Established more than 150 years ago by James David Williams, the group, which trades on the London Stock Exchange as N Brown Group, has grown into a collection of clothing brands with combined revenues approaching £700m.

“20 or 30 years ago, the systems were built up from a series of bespoke mainframe applications,” explains McGowan. “Those are still there. They run a lot of our backend, but what we’ve done recently is a lot of work to service enable those and put infrastructure layers on top.”

These layers, as McGowan calls them, make it possible for legacy systems to handle web 2.0 functionality, with one of the goals to enable a multi-channel approach to retail.
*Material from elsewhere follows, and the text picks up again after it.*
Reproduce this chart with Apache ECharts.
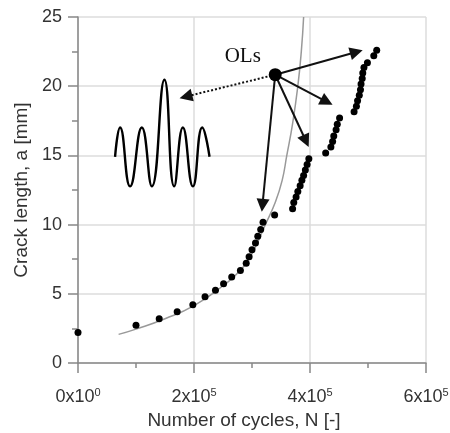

This includes the traditional in-store experience as well as online, mail order or mobile commerce and, crucially, they all have to work together, if a customer is to enjoy the full experience.

“In the future, we will use it as a way for customers to plan a trip to the store, reserving their size so they can try on [an item of clothing],” he says.
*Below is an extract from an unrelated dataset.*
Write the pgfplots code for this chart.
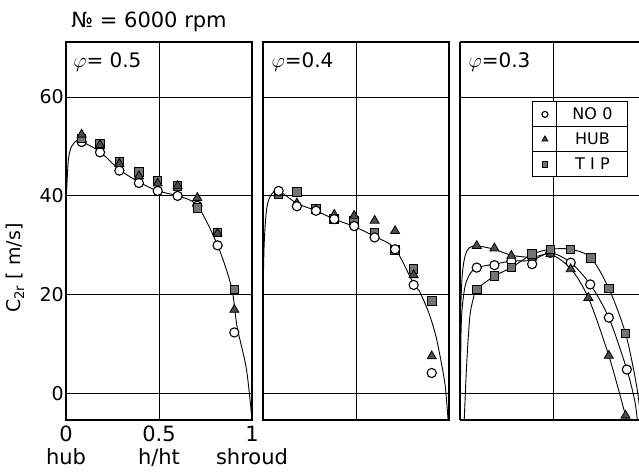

McGowan holds up the example of an Apple store as the type of experience most retailers will be aiming for in the future, where consumers get absorbed in a variety of different media while browsing the physical store.

The products themselves will be available over web browsing terminals, so extra stock can be viewed and product demonstrated.
“We’re seeing a rapid shift away from our more traditional model to multi-channel offerings and all of that drives up demand for technology capability,” says McGowan. “It’s encouraging because we’re seen as a function that is enabling improved business performance.”

This move towards multi-channel is also changing the physical nature of our high streets.

Recent research by PricewaterhouseCoopers shows that in 2008 just 4 per cent of consumers shopped online more than once a week. In 2010, this had more than trebled to 14 per cent.

One impact of this is that traditional retailers no longer have to maintain such a large number of traditional high-street premises in order to have national coverage, as McGowan explains.

“You might say that the high street has gone out of favour, but what I would say is that the size of the high-street network that you need to maintain a UK presence has actually reduced from around 300 stores plus to somewhere in the order of 100 to 200 stores,” he explains. “That makes it much more feasible.”

Boston Consulting Group’s Dreischmeier explains how such a change is impacting the CIO’s world.

“For IT, that means you need straight-through processing capabilities in real-time, for customer article and order information across channels,” he says.

“The majority of retailers are still struggling with [this] because they might have implemented an ERP system, but implemented it not for the real-time, multi-channel or mobile worlds.”

The real-time requirement that Dreischmeier refers to is another challenge facing retail CIOs: how to support executive decisions and marketing promotions that must be made immediately, and which are based on accurate up-to-the-minute information.

“That whole area of affinities and promotions is getting quite interesting,” he says.

SAP, for one, has recognised this and is putting its Hana in-memory technology at the centre of its future strategy.

Capable of processing huge amounts of data in real time, the technology is being used by an increasing number of organisations to analyse everything from sales data to customer trends.

“Calculations that take a day, or two or even three can now be done in minutes, or even quicker,” says Dreischmeier. “When companies implemented ERP in the past, they didn’t have that in mind.”

CIOs in the retail space must keep on top of cost and improve efficiencies of the large ERP systems they are responsible for while, at the same time, fostering a culture of innovation and new technology adoption that will provide competitive advantage.  

Dreischmeier explains: “It is a two-speed world, where on the one side, retailers have large IT systems that need to be run efficiently, effectively and need to be maintained. On the other side, you have the new digital development world where small teams are developing apps in a very agile way.

“You have to find an organisational model that actually supports both.”